Justin Jefferson finally has family bragging rights.

The native of St. Rose, La., is the third of the Jefferson brothers to play football at LSU, joining older brothers Jordan and Rickey. All three started during their career. Jordan played quarterback for LSU from 2008 through 2011 and Rickey played in the secondary from 2013 through 2016.

“It was crazy in the Jefferson household,” Justin Jefferson said at the Scouting Combine. “All of us were in the same house at one point, so we definitely had those fights and those battles every single day in the summertime when our parents weren’t there. That helped me today for being a tougher person.”

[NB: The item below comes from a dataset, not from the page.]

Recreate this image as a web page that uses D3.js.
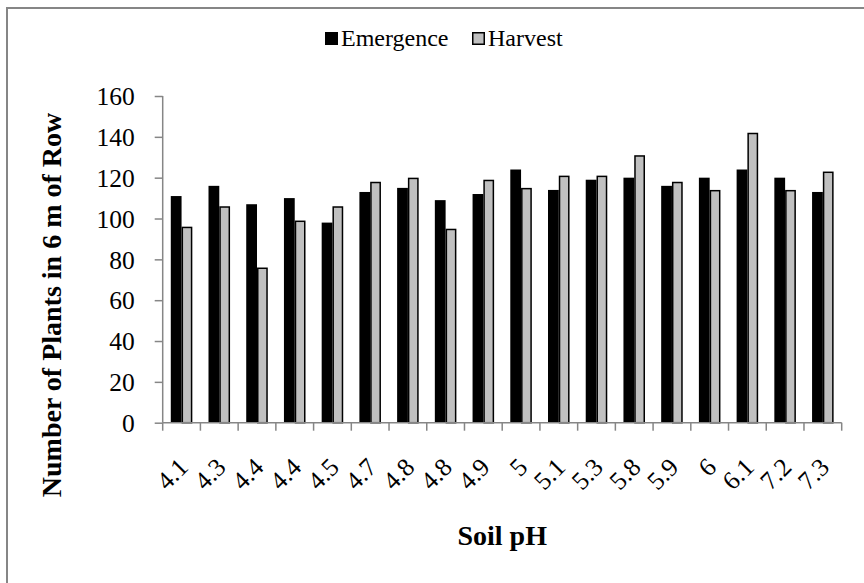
<!DOCTYPE html>
<html><head><meta charset="utf-8">
<script src="https://cdn.jsdelivr.net/npm/d3@7"></script>
<style>body{margin:0;background:#fff} svg{display:block} svg text{font-family:'Liberation Serif','Times New Roman',serif !important}</style>
</head><body><svg id="c" width="864" height="583"></svg>
<script>
const categories = ["4.1","4.3","4.4","4.4","4.5","4.7","4.8","4.8","4.9","5","5.1","5.3","5.8","5.9","6","6.1","7.2","7.3"];
const emergence = [111,116,107,110,98,113,115,109,112,124,114,119,120,116,120,124,120,113];
const harvest   = [96,106,76,99,106,118,120,95,119,115,121,121,131,118,114,142,114,123];
const yTicks = [0,20,40,60,80,100,120,140,160];
const seriesNames = ["Emergence","Harvest"];
const seriesColors = ["#000000","#c0c0c0"];
const xTitle = "Soil pH";
const yTitle = "Number of Plants in 6 m of Row";

const FONT = "'Liberation Serif','Times New Roman',serif";
const AXIS = "#868686";
const svg = d3.select("#c");
const L = 162.7, R = 841.7, T = 96, B = 422.7;

// frame
svg.append("rect").attr("x",7).attr("y",8).attr("width",900).attr("height",620)
  .attr("fill","none").attr("stroke",AXIS).attr("stroke-width",2);

const x = d3.scaleBand().domain(d3.range(categories.length)).range([L,R])
  .paddingInner(1.5/3.5).paddingOuter(0.75/3.5);
const xs = d3.scaleBand().domain([0,1]).range([0,x.bandwidth()]);
const y = d3.scaleLinear().domain([0,160]).range([B,T]);
const step = x.step();

// bars
const series = [emergence, harvest];
series.forEach((vals, si) => {
  svg.append("g").selectAll("rect").data(vals).join("rect")
    .attr("x",(d,i)=>x(i)+xs(si)+(si?0.75:0))
    .attr("y",d=>y(d)+(si?0.75:0))
    .attr("width",xs.bandwidth()-(si?1.5:0))
    .attr("height",d=>B-y(d)-(si?0.75:0))
    .attr("fill",seriesColors[si])
    .attr("stroke",si?"#000":"none")
    .attr("stroke-width",si?1.5:0);
});

// y axis
const yAxis = d3.axisLeft(y).tickValues(yTicks).tickSize(8).tickPadding(20);
const gy = svg.append("g").attr("transform",`translate(${L},0)`).call(yAxis);
gy.attr("font-family",FONT);
gy.select(".domain").attr("stroke",AXIS).attr("stroke-width",1.5).attr("d",`M0,${T}V${B}`);
gy.selectAll(".tick line").attr("stroke",AXIS).attr("stroke-width",1.5);
gy.selectAll(".tick text").style("font-family",FONT).attr("font-size",25.5).attr("fill","#000").attr("dy","0.34em");

// x axis: boundary ticks
const bounds = d3.range(categories.length+1).map(i=>L+i*step);
const gx = svg.append("g");
gx.append("line").attr("x1",L).attr("x2",R).attr("y1",B).attr("y2",B).attr("stroke",AXIS).attr("stroke-width",1.5);
gx.selectAll("line.t").data(bounds).join("line").attr("class","t")
  .attr("x1",d=>d).attr("x2",d=>d).attr("y1",B).attr("y2",B+8).attr("stroke",AXIS).attr("stroke-width",1.5);
gx.selectAll("text").data(categories).join("text")
  .attr("transform",(d,i)=>`translate(${x(i)+x.bandwidth()/2+8},${B+46}) rotate(-45)`)
  .attr("text-anchor","end").style("font-family",FONT).attr("font-size",25.5).text(d=>d);

// titles
svg.append("text").attr("x",(L+R)/2).attr("y",545).attr("text-anchor","middle")
  .style("font-family",FONT).attr("font-weight","bold").attr("font-size",28).text(xTitle);
svg.append("text").attr("transform","translate(61,305) rotate(-90)").attr("text-anchor","middle")
  .style("font-family",FONT).attr("font-weight","bold").attr("font-size",28).text(yTitle);

// legend
const legX = [325, 472];
seriesNames.forEach((n,i)=>{
  svg.append("rect").attr("x",legX[i]+(i?0.75:0)).attr("y",32+(i?0.75:0))
    .attr("width",13-(i?1.5:0)).attr("height",13-(i?1.5:0))
    .attr("fill",seriesColors[i]).attr("stroke",i?"#000":"none").attr("stroke-width",1.5);
  svg.append("text").attr("x",legX[i]+16).attr("y",46).style("font-family",FONT).attr("font-size",24).text(n);
});
</script></body></html>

Jordan Jefferson spent a few days with the Tampa Bay Buccaneers after going undrafted in 2012. Rickey Jefferson went undrafted in 2017 and tore an ACL during training camp in 2018. Justin Jefferson, on the other hand, is expected to be a first-round pick.

Justin Jefferson at the Scouting Combine

“They still try to bully me, they still try to pick on me, but I’ve gotten a little bigger since I was smaller, so they can’t pick on me as much,” Jefferson said.

Jefferson went from zero catches as a freshman to 54 as a sophomore to 111 receptions for 1,540 yards and 18 touchdowns as a junior. In his final three games, Jefferson was dominant. In the SEC Championship Game against Georgia, he caught seven passes for 115 yards and one touchdown. In the national semifinals, he had a day for the ages with 14 receptions for 227 yards and four touchdowns against Oklahoma. In the national championship, he caught nine balls for 106 yards against Clemson.

Jefferson did most of his work from the slot, where he lined up 81 percent of the time and caught 109 passes for 1,518 yards. He had seven drops, a rate of 5.8 percent. According to Sports Info Solutions, he caught 92 percent of catchable passes – fouth-best in the draft class.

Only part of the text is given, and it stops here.